Dominion: The Making of the Western Mind
31 March 2020, 8.00 pm
Church Road, Barnes
Tom Holland is an award-winning historian, biographer and broadcaster who has published best-selling books on topics including classical and mediaeval history and the origins of Islam. His latest book Dominion: the Making of the Western Mind, published in September 2019, explores the enduring effects of Christianity on Western thought. Ranging in time from the Persian invasion of Greece in 480 BC to the on-going migration crisis in Europe today, he examines what it was that made Christianity so revolutionary and disruptive an influence and why in a West that has become increasingly doubtful of religion’s claims, so many of its instincts remain irredeemably Christian. Whether you are atheist, agnostic or believer, Holland’s argument could hardly be more topical.

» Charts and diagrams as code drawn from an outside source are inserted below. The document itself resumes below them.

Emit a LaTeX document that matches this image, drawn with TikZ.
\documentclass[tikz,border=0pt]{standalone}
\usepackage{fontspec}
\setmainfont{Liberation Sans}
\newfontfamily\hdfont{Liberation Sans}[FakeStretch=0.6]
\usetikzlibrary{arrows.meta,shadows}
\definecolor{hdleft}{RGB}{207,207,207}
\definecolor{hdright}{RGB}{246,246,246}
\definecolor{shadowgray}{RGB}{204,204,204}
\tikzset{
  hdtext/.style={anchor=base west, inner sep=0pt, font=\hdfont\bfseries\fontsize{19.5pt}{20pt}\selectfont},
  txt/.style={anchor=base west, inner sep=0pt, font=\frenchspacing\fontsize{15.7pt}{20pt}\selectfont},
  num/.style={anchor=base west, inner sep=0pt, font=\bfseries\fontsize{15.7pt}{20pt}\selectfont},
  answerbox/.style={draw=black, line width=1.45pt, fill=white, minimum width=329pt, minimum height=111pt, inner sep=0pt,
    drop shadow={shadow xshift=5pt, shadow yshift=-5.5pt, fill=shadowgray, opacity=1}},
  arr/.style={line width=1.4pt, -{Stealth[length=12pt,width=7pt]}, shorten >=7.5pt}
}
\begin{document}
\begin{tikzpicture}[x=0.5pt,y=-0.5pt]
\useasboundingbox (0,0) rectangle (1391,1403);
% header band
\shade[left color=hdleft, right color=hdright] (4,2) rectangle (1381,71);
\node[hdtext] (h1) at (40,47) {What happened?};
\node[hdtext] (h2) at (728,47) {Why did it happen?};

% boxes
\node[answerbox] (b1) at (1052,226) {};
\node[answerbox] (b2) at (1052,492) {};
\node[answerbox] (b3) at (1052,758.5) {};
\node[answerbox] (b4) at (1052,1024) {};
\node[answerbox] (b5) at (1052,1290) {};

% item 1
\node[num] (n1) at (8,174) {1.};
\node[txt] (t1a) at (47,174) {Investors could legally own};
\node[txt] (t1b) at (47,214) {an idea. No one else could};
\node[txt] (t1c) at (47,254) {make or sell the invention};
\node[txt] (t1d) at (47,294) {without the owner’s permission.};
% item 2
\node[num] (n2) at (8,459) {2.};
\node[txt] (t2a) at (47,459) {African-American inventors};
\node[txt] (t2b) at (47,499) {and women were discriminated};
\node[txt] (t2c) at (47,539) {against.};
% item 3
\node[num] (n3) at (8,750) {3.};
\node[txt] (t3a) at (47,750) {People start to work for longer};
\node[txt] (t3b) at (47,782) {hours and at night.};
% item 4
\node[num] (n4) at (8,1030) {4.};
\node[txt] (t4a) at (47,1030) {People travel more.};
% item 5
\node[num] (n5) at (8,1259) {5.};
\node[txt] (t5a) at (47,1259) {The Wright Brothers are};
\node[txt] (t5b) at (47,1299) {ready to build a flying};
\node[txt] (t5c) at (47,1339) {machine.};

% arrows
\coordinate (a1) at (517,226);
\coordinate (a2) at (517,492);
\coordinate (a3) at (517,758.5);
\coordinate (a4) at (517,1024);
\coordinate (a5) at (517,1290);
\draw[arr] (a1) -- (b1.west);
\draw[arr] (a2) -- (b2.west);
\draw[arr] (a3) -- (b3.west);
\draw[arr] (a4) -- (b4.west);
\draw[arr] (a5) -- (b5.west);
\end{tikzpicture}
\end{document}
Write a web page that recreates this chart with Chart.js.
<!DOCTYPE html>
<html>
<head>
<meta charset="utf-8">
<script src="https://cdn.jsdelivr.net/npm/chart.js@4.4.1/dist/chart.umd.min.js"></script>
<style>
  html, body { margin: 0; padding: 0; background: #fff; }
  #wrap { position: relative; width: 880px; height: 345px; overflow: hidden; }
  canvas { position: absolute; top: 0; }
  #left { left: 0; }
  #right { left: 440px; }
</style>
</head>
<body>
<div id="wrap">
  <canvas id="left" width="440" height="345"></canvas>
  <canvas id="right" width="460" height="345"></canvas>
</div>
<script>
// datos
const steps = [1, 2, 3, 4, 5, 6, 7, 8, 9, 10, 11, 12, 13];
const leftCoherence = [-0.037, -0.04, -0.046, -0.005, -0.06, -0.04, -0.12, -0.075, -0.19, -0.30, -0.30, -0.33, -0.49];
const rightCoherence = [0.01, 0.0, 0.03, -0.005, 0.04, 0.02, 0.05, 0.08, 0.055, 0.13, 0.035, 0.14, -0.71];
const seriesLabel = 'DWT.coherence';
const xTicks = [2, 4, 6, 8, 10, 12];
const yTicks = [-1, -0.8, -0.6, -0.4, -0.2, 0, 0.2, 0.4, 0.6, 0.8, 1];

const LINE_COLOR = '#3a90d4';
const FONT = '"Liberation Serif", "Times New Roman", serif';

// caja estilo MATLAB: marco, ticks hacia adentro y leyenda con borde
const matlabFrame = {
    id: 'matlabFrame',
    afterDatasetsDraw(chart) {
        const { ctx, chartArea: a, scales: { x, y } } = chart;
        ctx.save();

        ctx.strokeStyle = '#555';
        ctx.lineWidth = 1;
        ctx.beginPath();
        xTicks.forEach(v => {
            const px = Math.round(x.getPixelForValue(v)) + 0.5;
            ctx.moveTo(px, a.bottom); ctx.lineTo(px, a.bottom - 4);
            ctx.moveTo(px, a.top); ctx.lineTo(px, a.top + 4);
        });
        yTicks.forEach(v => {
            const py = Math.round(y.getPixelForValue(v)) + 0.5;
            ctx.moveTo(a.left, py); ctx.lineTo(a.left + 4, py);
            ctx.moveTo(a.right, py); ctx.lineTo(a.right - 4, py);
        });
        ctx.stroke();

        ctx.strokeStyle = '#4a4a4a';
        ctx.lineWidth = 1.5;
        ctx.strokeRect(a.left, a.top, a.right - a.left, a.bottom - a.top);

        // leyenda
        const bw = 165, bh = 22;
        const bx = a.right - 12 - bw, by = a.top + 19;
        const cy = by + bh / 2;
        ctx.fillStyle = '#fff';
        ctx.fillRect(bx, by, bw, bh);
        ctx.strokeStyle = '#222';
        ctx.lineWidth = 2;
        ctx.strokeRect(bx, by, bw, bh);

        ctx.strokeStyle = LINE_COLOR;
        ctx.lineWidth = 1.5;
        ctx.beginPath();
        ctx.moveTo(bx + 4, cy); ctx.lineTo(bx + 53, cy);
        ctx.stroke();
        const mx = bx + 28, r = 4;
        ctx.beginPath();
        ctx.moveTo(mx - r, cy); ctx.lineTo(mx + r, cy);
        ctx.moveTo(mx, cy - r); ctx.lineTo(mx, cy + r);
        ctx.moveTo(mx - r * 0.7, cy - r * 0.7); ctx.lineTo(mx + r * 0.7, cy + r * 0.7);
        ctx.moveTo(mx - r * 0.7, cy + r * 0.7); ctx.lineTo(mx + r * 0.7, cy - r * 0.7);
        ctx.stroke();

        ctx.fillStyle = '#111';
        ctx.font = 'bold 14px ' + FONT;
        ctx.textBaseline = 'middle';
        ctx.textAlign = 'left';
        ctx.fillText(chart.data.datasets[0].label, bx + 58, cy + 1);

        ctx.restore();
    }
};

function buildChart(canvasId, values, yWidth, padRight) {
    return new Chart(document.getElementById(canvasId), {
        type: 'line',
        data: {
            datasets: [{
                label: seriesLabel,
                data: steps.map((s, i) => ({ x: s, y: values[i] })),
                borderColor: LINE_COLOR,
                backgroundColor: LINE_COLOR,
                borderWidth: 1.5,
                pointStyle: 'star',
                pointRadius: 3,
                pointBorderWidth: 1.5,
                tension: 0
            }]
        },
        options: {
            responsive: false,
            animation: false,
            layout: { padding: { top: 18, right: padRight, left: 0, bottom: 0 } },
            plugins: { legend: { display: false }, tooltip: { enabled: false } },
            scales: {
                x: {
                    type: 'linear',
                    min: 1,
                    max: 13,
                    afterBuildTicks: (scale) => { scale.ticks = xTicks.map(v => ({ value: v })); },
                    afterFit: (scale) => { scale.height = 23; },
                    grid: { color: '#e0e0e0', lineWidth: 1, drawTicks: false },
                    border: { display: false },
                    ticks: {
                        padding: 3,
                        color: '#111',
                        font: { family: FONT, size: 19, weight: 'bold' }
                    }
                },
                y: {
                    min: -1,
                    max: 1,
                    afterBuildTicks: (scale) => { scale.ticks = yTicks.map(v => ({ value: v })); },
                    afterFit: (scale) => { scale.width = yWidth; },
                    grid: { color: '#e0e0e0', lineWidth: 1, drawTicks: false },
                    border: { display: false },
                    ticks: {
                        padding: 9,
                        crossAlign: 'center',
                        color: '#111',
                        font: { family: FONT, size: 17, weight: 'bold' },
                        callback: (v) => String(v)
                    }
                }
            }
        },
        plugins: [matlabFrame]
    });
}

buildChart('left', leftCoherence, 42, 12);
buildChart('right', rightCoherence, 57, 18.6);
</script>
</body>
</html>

Widely regarded as one of the leading popular writers on the Ancient World, he has been admired for his gift for summoning up the colour, characters and animation of the past without sacrificing factual integrity. Barnaby Rogerson reviewing his 2012 book In the Shadow of the Sword in the Independent called him ‘a divertingly inventive writer with a wicked wit … [recalling] something of both Gibbon and Tom Wolfe in his writing’ and Dennis Drabella reviewing Dynasty: The Rise and Fall of the House of Caesar in the Washington Post in 2015 praised him as ‘a master of narrative history’.
In addition to his writing, he has worked with the BBC and Channel 4 to create and host historical documentaries including Islam: the Untold Story, based on his book of the same title, and Isis: the Origins of Violence. Tom has also created adaptations of classical authors such as Homer and Herodotus. Listeners to Radio 4 may also have heard him presenting Making History, the popular history series connecting up the past with the present.
Although Tom is best known as a scholar of the ancient world he has many other passions, including cricket and campaigning to save London’s hedgehogs, something dear to the hearts of Barnes residents.